= Ahmadiyya in Burkina Faso =

Islamic movement

Ahmadiyya is an Islamic branch in Burkina Faso under the leadership of the caliph in London. Although the Community was established and officially recognized as an Islamic community in 1986, there were small communities of Ahmadi Muslims in existence several decades prior to its establishment.

==History==
===Early communities===
Ahmadiyya Islamic teachings spilt over into the French Upper Volta, in modern-day Burkina Faso, following the route of traders, primarily as a consequence of Ahmadiyya missions in the Gold Coast, in modern-day Ghana. The two former colonies were linked by an important trade route crossing their common border and passing through Wa, a town in northern Ghana which played a crucial role in the rise of the Ahmadiyya in Burkina Faso.

A report of 1934 indicates a frequent movement of the Sanan people to Ghana to work in plantations and gold mines in Kumasi. Among them was Bitomo Barro, an ethnic Sanan from Kougny, Nayala Province, who was on his way for a fortune in Ghana. When he arrived in Wa, which today lies in the Upper West Region of Ghana, he became an Ahmadi Muslim on hearing the Ahmadiyya teachings. When he returned to his hometown he introduced the Ahmadiyya Community to its inhabitants. However, beyond the Barro family, his message was rejected by the majority of people, who were generally Muslims. A few decades later, in the year 1973 there were widespread anti-Wahhabi sentiments, particularly noticeable in major cities across the country. The inhabitants of Kougny took this as an opportunity to loot and bully the Ahmadiyya Community, which happened to be still confined to the extended Barro family. Imam Modi Barro was forced to take refuge in Siena, a town in the Yaba department, northeast of Kougny.

In a separate development, Yusuf Kanate, a local from Ouahabou, and a seasonal traveller to gold mining sites in Ghana, converted to Ahmadiyya in 1949 whilst in Wa. Kanate’s town of Ouahabou was formerly founded in 1850 by Al Haji Mamadou Karantao, a descendant of Marka Muslims from northwest Mali. A pioneer of the Ahmadiyya movement in the Koho-Boromo-Ouahabou department in the Balé Province, the community of Ahmadi Muslims Kanate initiated remained small. He was ultimately rejected by his fellow Marka Muslims. As a consequence he left his hometown and established Hérédougou, a village which today lies in the Pâ department, roughly 5 km from Ouahabou.

In the late 1950s, a Ghanaian Ahmadi trader is said to have preached as he travelled north from Ashanti, Ghana, into the French Upper Volta. Of the forty converts he claimed, he brought with him two of the converts to the 1959 Annual Conference held in Saltpond, the then location of the headquarters of the Ghanaian Ahmadiyya Muslim Community.

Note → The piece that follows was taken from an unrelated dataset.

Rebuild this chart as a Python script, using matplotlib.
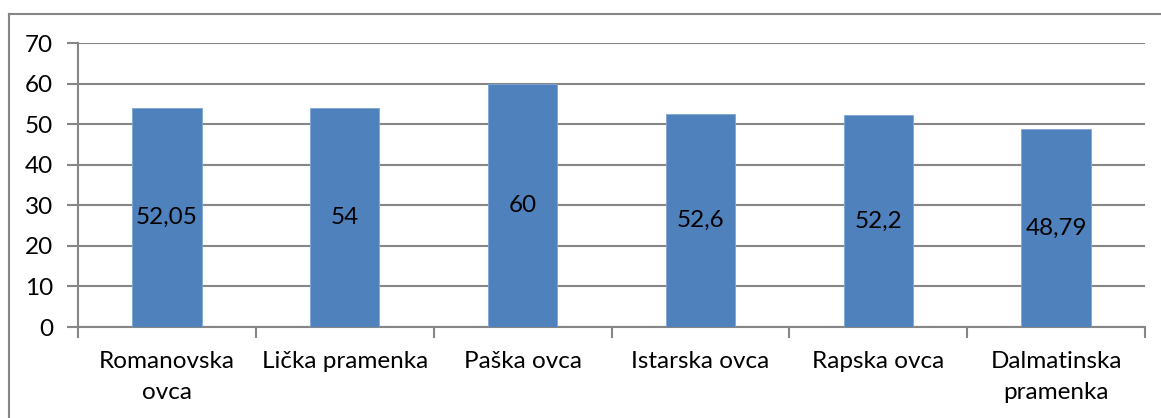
import numpy as np
import matplotlib.pyplot as plt
from matplotlib.lines import Line2D

plt.rcParams['font.family'] = ['Lato', 'DejaVu Sans']

categories = ['Romanovska\novca', 'Lička pramenka', 'Paška ovca',
              'Istarska ovca', 'Rapska ovca', 'Dalmatinska\npramenka']
values = [54, 54, 60, 52.6, 52.2, 48.79]
labels = ['52,05', '54', '60', '52,6', '52,2', '48,79']
yticks = [0, 10, 20, 30, 40, 50, 60, 70]

W, H = 1161, 418
fig = plt.figure(figsize=(W / 100, H / 100), dpi=100)
ax = fig.add_axes([78 / W, 1 - 327 / H, (1145 - 78) / W, (327 - 43) / H])

grey = '#868686'
fs = 17.5
x = np.arange(len(categories))
ax.bar(x, values, width=0.39, color='#4F81BD', edgecolor='#7fa6d6', linewidth=0.6, zorder=3)

for xi, v, lab in zip(x, values, labels):
    ax.text(xi, v / 2, lab, ha='center', va='center', fontsize=17.5, color='black', zorder=4)

ax.set_xlim(-0.5, len(categories) - 0.5)
ax.set_ylim(0, 70)
ax.set_yticks(yticks)
ax.set_yticklabels([str(t) for t in yticks], fontsize=fs)
ax.set_xticks(x)
ax.set_xticklabels(categories, fontsize=fs, linespacing=1.6)
ax.set_xticks(np.arange(-0.5, len(categories)), minor=True)
ax.tick_params(axis='x', which='major', length=0, pad=17)
ax.tick_params(axis='x', which='minor', length=8, color=grey, width=1.5)
ax.tick_params(axis='y', length=8, color=grey, width=1.5, pad=10)

ax.yaxis.grid(True, color=grey, linewidth=1.5, zorder=0)
ax.set_axisbelow(True)
for s in ['top', 'right']:
    ax.spines[s].set_visible(False)
ax.spines['left'].set_color(grey)
ax.spines['left'].set_linewidth(1.5)
ax.spines['bottom'].set_color(grey)
ax.spines['bottom'].set_linewidth(1.5)

# outer chart frame
fig.add_artist(Line2D([9 / W, 9 / W], [0, 1 - 14 / H], color=grey, linewidth=1.5))
fig.add_artist(Line2D([9 / W, 1], [1 - 14 / H, 1 - 14 / H], color=grey, linewidth=1.5))

fig.savefig('out.png', dpi=100)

In another development, Moctar Sanfo was an ethnic Yarga and a trader from Sagbotenga, a town in the Léo department of Burkina Faso. In Wa, Sanfo had a lodger named Salia Tegda who happened to be an Ahmadi Muslim Marabout. Sanfo requested the Marabout to pray for the prosperity of his trade and a safe journey back home to Sagbotenga. For Sanfo the prayer was answered with success. As a result, he joined the Ahmadiyya Muslim Community and introduced his new faith to the people of his hometown. Despite acknowledging the harsh journey ahead, Sanfo sent two of his children to Ghana in 1956 for their religious training. The two children later played a decisive role in the future of Ahmadiyya in Burkina Faso.

===Establishment===

By 1960 Burkina Faso gained full independence from France. For over two decades following independence, the minority character of the Ahmadiyya Muslim Community was still observed until 1986 when the governmental authorities recognized and registered it as a Muslim community.

==Modern community==
In Burkina Faso, there are many primary schools and hospitals running across the country. In addition to this, there are 4 radio stations and a large number of mosques and mission housed all over the country. Mali, which has 11 radio stations, is the only country in West Africa that has more Ahmadi radio stations than Burkina Faso.

Since the late 20th century, radio networks in Burkina Faso have become a social phenomenon. In 2002 the Ahmadiyya Muslim Community of Burkina Faso opened the country’s first Muslim radio station in Bobo-Dioulasso, Burkina Faso’s second largest city. The station was opened primarily to respond to allegations against the Community and to present the Ahmadiyya perspective on Islamic issues. Since then the Community has so far opened three other radio stations. As a consequence, a number of Sunni organizations have turned their attention towards the same method of conveying their teachings.